How you use this course is up to you: you can complete the whole course if you are new to apprenticeships or want to revisit some of the basics.
Or it's possible that you are already confident in some of the key areas.
Just look at the main menu and decide which parts you want to know more about. This could include:
- The basic expectations of teachers, trainers and assessors
- How to plan for teaching on apprenticeships
- Key teaching techniques
- Assessment
- Understanding your learners and their needs
But many of you will want to understand more: what's happening with apprenticeships and why? How can I improve my teaching further? What are inspectors interested in when they come to see apprenticeship training?
We have further materials to help you in these areas.
Whatever your needs are, welcome to the course!
Hello from us!
We would like to hear more about you, and everybody else doing the course would like to get to know you too!
On an online course, it's easy to feel on your own but in fact you are studying alongside many other apprenticeship practitioners.
Go along to the online forum below and just say a few words about who you are and what your role is in the world of apprenticeships.
This forum is for you to say hello to other candidates on the course and practitioners.
Just click on the link above to say a few words about yourself and what you do. A picture would be nice, so that people recognise you.
We think it's really important for people on an online course to get to know each other this way.
It's also important for some of the assessment on the course too: we'll be asking you to upload your reflections, or other work, to this area too. So, what better way to get used to this than by saying hello to your peers?
Learning Log
Here's the next thing to help you: you can use this log to record your key learning points as these arise during the course.
You can come back to this area over and again to add to your reflections on your learning, and refer back to earlier points.
Please make full use of this important resource for your learning: it may seem an extra burden but you'll come back to it over and again as you plot your own learning journey.
Action Plan
As you move through the course, and later, you should identify definite action points for your practice. These can then provide a guide to what you need to do to develop your work as a practitioner. Can you identify three or four key areas that think right now that you need to learn about during this course and afterwards?

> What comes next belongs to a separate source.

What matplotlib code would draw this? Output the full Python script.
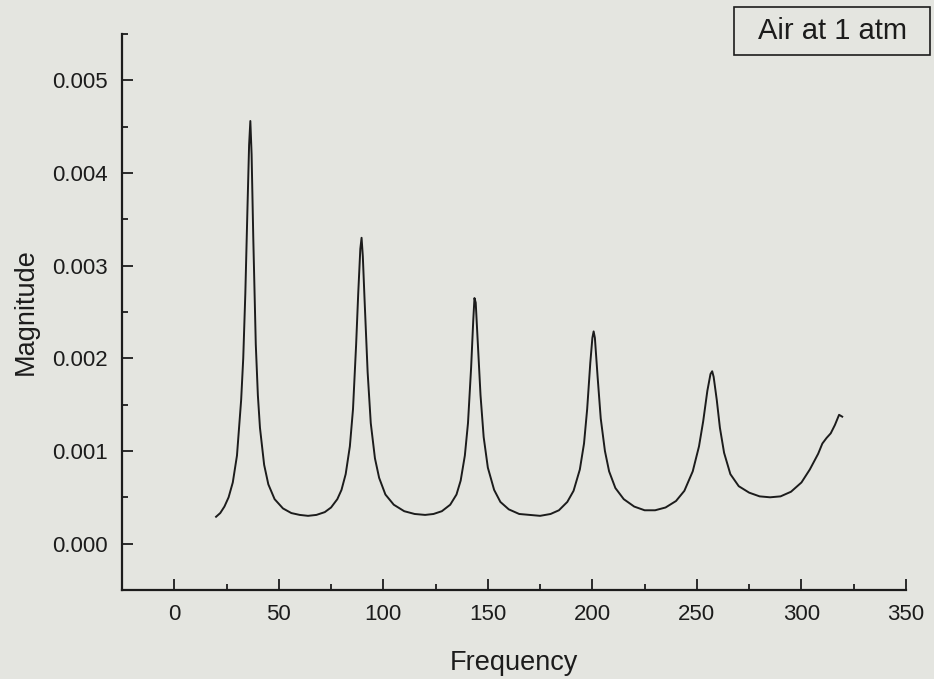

You should create a simple chart for your action plan, beginning with areas for development you have already identified. Have a row for each area and a column for the answers to the following questions. You won't always have an answer in every column but including all these areas gives you the chance to think about them:
Objectives: What specifically do you intend to do to improve the experience of your apprentices and their learning during the course?
Learning targets: What do you need to learn in order to do this well?
Time: When will you do this learning? When will you put it into practice?
Success factors: How will you know when you have achieved your aim?
Resources and support: What do you need to help with this? Who can help?
Achieved: Note when and how you achieved your aims
You can build on your original plans as you go through the course, and afterwards too. Which ones have you achieved? What new ones have come to light as you move through the course activities?
The course is about delivering the apprenticeship standards. So, an important starting point is to locate and read the apprenticeship standards relevant to your specialist area and print/save, ready to use in the next session.
If you don't have these already, look for them among the apprenticeship standards on the government site here.
- Here's another forum, for general news and announcements from us
. So, what are the new standards all about and what are training companies doing about it? Here's a short film from 3aaa, setting out the basics of what the standards mean and how one ITP approached these. Later on we will look in more detail at the trainers role and the skills that trainers need. However, this introduction explains the backgrounds to the standards and provides some idea of what's expected of them by training providers and colleges.
Are there any useful ideas here that have helped you to think about what you will have to do on standards-based apprenticeships? If so, now's the time to make notes in your learning log and add to your action plan.